# [Provided entries]
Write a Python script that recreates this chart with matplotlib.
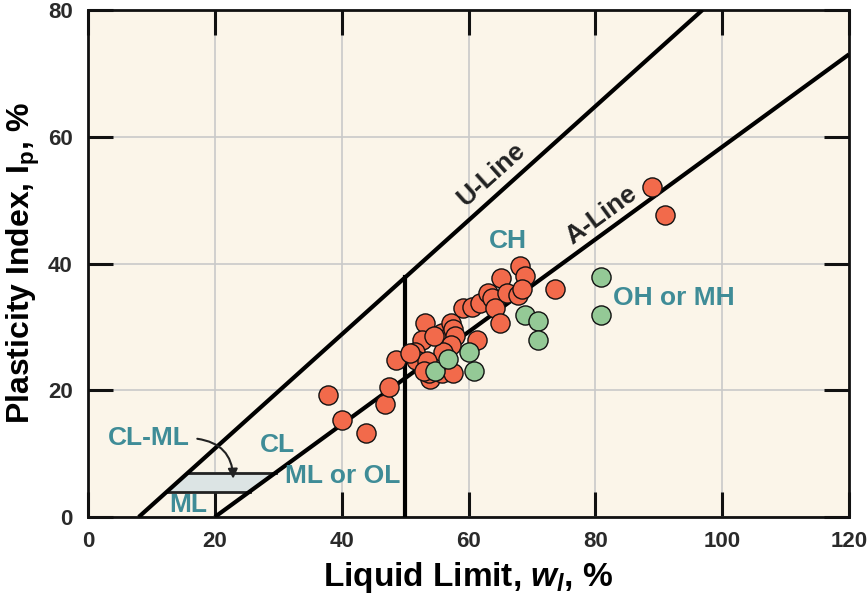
import matplotlib
matplotlib.use("Agg")
import matplotlib.pyplot as plt
import numpy as np

plt.rcParams['font.family'] = ['Liberation Sans', 'DejaVu Sans']
plt.rcParams['mathtext.fontset'] = 'custom'
plt.rcParams['mathtext.rm'] = 'Liberation Sans:bold'
plt.rcParams['mathtext.it'] = 'Liberation Sans:bold:italic'
plt.rcParams['mathtext.bf'] = 'Liberation Sans:bold'

# Data: fine-grained soils (red) and organic / high plasticity silts (green)
red_ll = [37.9, 40.0, 43.9, 46.8, 47.5, 48.5, 53.1, 52.6, 51.6, 51.8, 53.9, 53.7,
          55.8, 55.8, 56.6, 57.3, 57.6, 57.9, 57.3, 56.0, 57.6, 54.5, 59.2, 60.5,
          61.8, 63.1, 63.7, 64.2, 65.0, 61.3, 65.2, 66.0, 68.1, 68.9, 67.8, 68.4,
          73.6, 89.0, 91.0, 53.4, 53.0, 50.8]
red_pi = [19.2, 15.3, 13.3, 17.8, 20.5, 24.7, 30.6, 28.0, 26.1, 24.8, 21.7, 22.7,
          29.0, 22.7, 28.3, 30.6, 29.6, 28.5, 27.2, 26.1, 22.7, 28.5, 33.0, 33.2,
          33.8, 35.4, 34.6, 33.0, 30.6, 28.0, 37.7, 35.4, 39.6, 38.0, 35.1, 35.9,
          36.0, 52.1, 47.6, 24.6, 23.0, 25.9]
green_ll = [54.7, 56.8, 60.0, 60.9, 68.9, 70.9, 70.9, 80.9, 80.9]
green_pi = [23.0, 25.0, 26.0, 23.0, 31.9, 31.0, 28.0, 37.9, 31.9]

u_line_ll = [8, 96.9]
a_line_ll = [20, 120]
ll_boundary = 50
clml_pi = [4, 7]

fig = plt.figure(figsize=(8.67, 5.96), dpi=100)
ax = fig.add_axes([88/867, 1-517/596, (849-88)/867, (517-10)/596])
ax.set_facecolor('#FBF5E9')

ax.set_xlim(0, 120)
ax.set_ylim(0, 80)
ax.set_xticks(np.arange(0, 121, 20))
ax.set_yticks(np.arange(0, 81, 20))
ax.grid(True, color='#C9C9C9', linewidth=1.2, zorder=0)
ax.set_axisbelow(True)

def u_line(x):
    return 0.9 * (np.asarray(x) - 8)

def a_line(x):
    return 0.73 * (np.asarray(x) - 20)

# CL-ML band
lo, hi = clml_pi
uxl, uxh = 8 + lo / 0.9, 8 + hi / 0.9
axl, axh = 20 + lo / 0.73, 20 + hi / 0.73
ax.fill([uxl, axl, axh, uxh], [lo, lo, hi, hi], color='#DCE4E4', zorder=1)
ax.plot([uxl, axl], [lo, lo], color='#222222', lw=2, zorder=2)
ax.plot([uxh, axh], [hi, hi], color='#222222', lw=2, zorder=2)

ax.plot(u_line_ll, u_line(u_line_ll), color='black', lw=3, zorder=3, solid_capstyle='butt')
ax.plot(a_line_ll, a_line(a_line_ll), color='black', lw=3, zorder=3, solid_capstyle='butt')
ax.plot([ll_boundary, ll_boundary], [0, u_line(ll_boundary)], color='black', lw=3, zorder=3)

ax.scatter(red_ll, red_pi, s=190, color='#F26A4B', edgecolor='#111111', linewidth=1, zorder=5)
ax.scatter(green_ll, green_pi, s=190, color='#94C996', edgecolor='#111111', linewidth=1, zorder=6)

teal = '#3F8C97'
fs = 19
ax.text(9.6, 12.4, 'CL-ML', color=teal, fontsize=fs, fontweight='bold', ha='center', va='center')
ax.text(29.8, 11.4, 'CL', color=teal, fontsize=fs, fontweight='bold', ha='center', va='center')
ax.text(40.2, 6.4, 'ML or OL', color=teal, fontsize=fs, fontweight='bold', ha='center', va='center')
ax.text(15.8, 1.9, 'ML', color=teal, fontsize=fs, fontweight='bold', ha='center', va='center')
ax.text(66.2, 43.6, 'CH', color=teal, fontsize=fs, fontweight='bold', ha='center', va='center')
ax.text(92.4, 34.6, 'OH or MH', color=teal, fontsize=fs, fontweight='bold', ha='center', va='center')

ax.text(63.6, 54.1, 'U-Line', color='#222222', fontsize=fs, fontweight='bold',
        ha='center', va='center', rotation=41.9, rotation_mode='anchor')
ax.text(81.0, 47.7, 'A-Line', color='#222222', fontsize=fs, fontweight='bold',
        ha='center', va='center', rotation=36.1, rotation_mode='anchor')

ax.annotate('', xy=(22.9, 5.6), xytext=(16.8, 12.4),
            arrowprops=dict(arrowstyle='-|>', color='#222222', lw=1.5,
                            connectionstyle='arc3,rad=-0.45', mutation_scale=14),
            zorder=7)

for s in ax.spines.values():
    s.set_linewidth(2)
    s.set_color('#111111')
ax.tick_params(direction='in', length=18, width=2.2, top=True, right=True,
               labelsize=16, colors='#111111', labelcolor='#2A2A2A')
ax.tick_params(axis='x', pad=10)
ax.tick_params(axis='y', pad=11)
for lab in ax.get_xticklabels() + ax.get_yticklabels():
    lab.set_fontweight('bold')

ax.set_xlabel(r'Liquid Limit, $w_l$, %', fontsize=24, fontweight='bold', labelpad=6)
ax.set_ylabel(r'Plasticity Index, I$_{\rm p}$, %', fontsize=23, fontweight='bold', labelpad=4)

fig.savefig('out.png', dpi=100)
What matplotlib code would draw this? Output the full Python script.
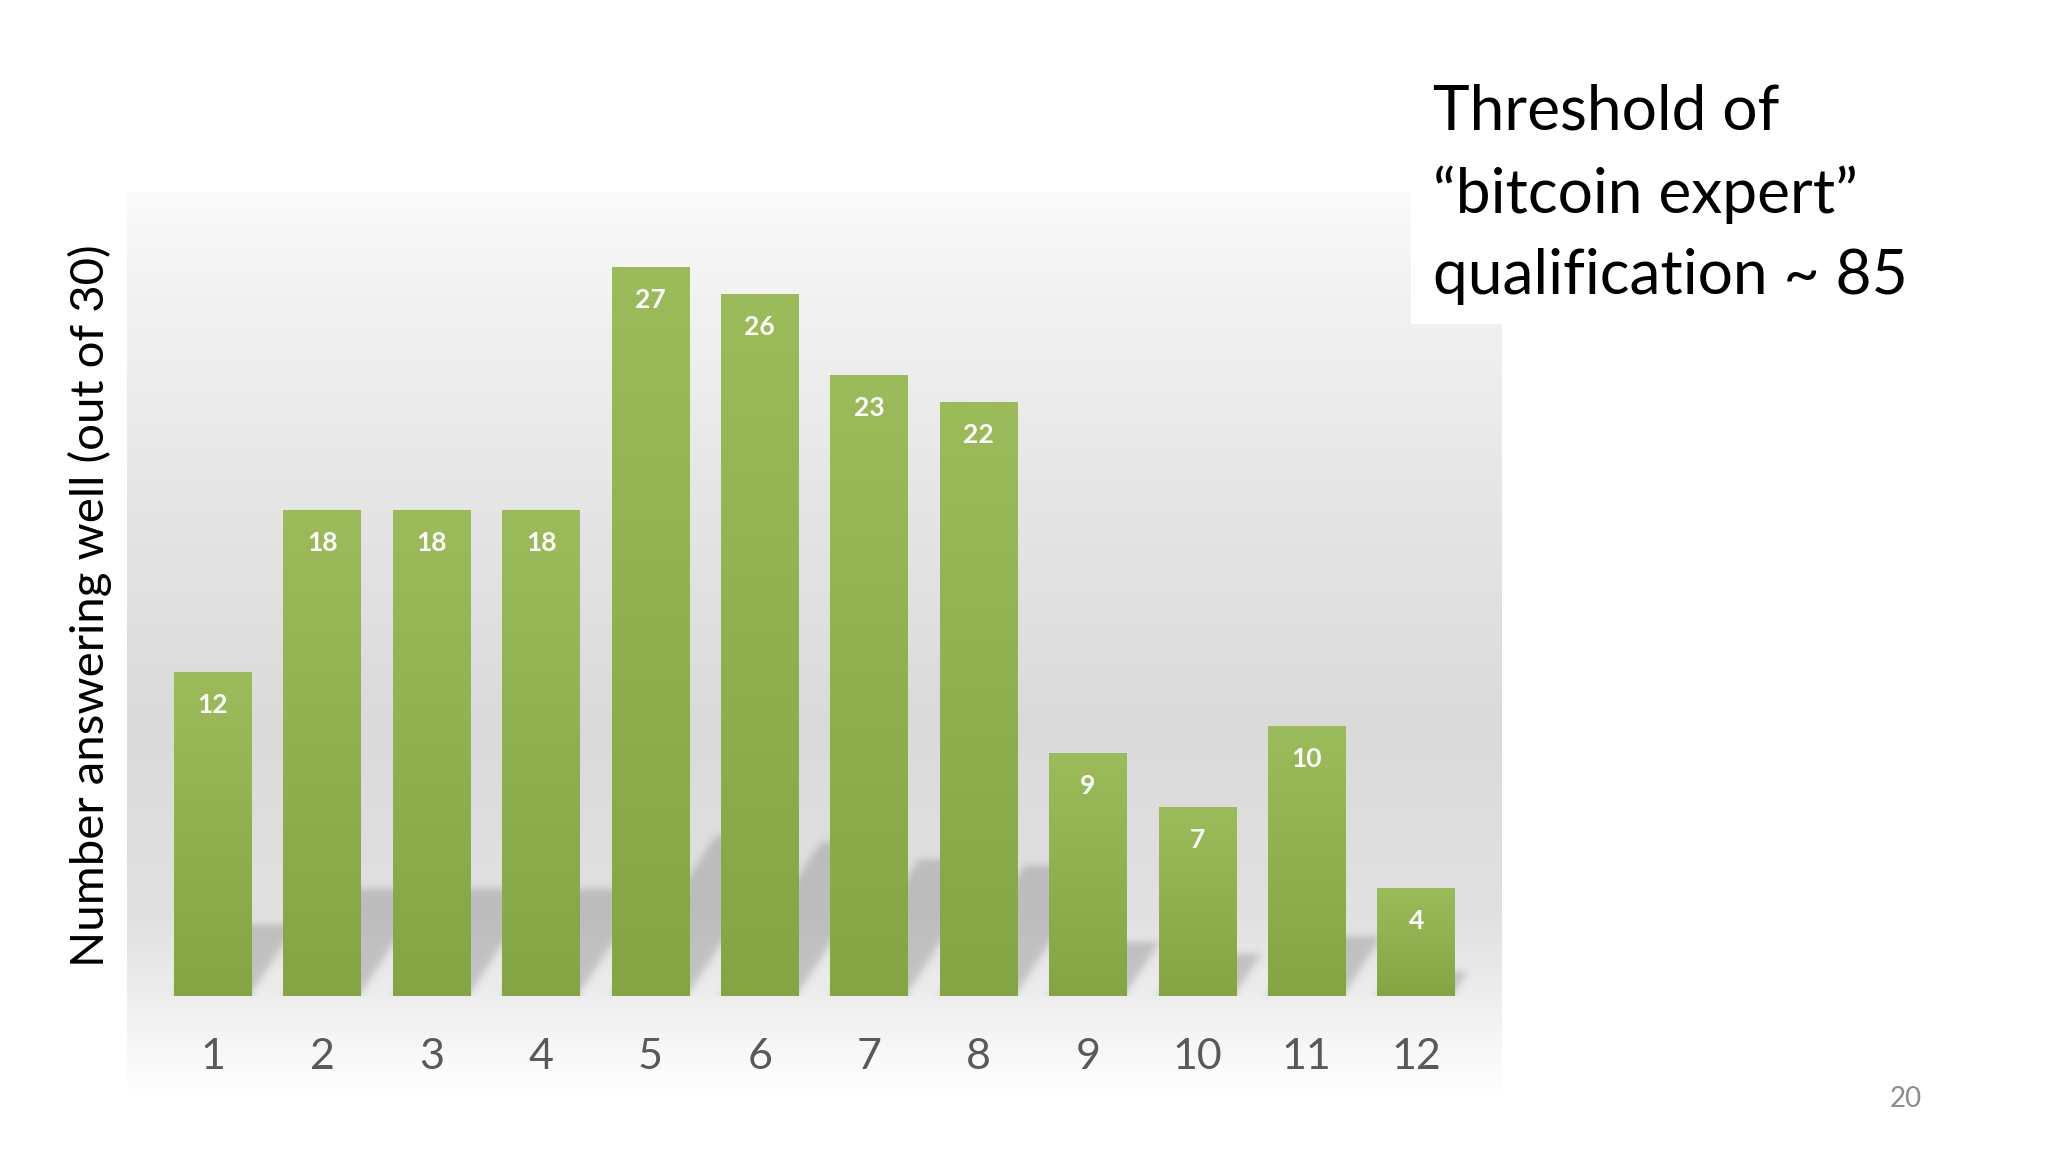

# [Goal]
Which lines contain "script"? Show each of them.

# [Result of this exercise]
Write a Python script that recreates this chart with matplotlib.
What matplotlib code would draw this? Output the full Python script.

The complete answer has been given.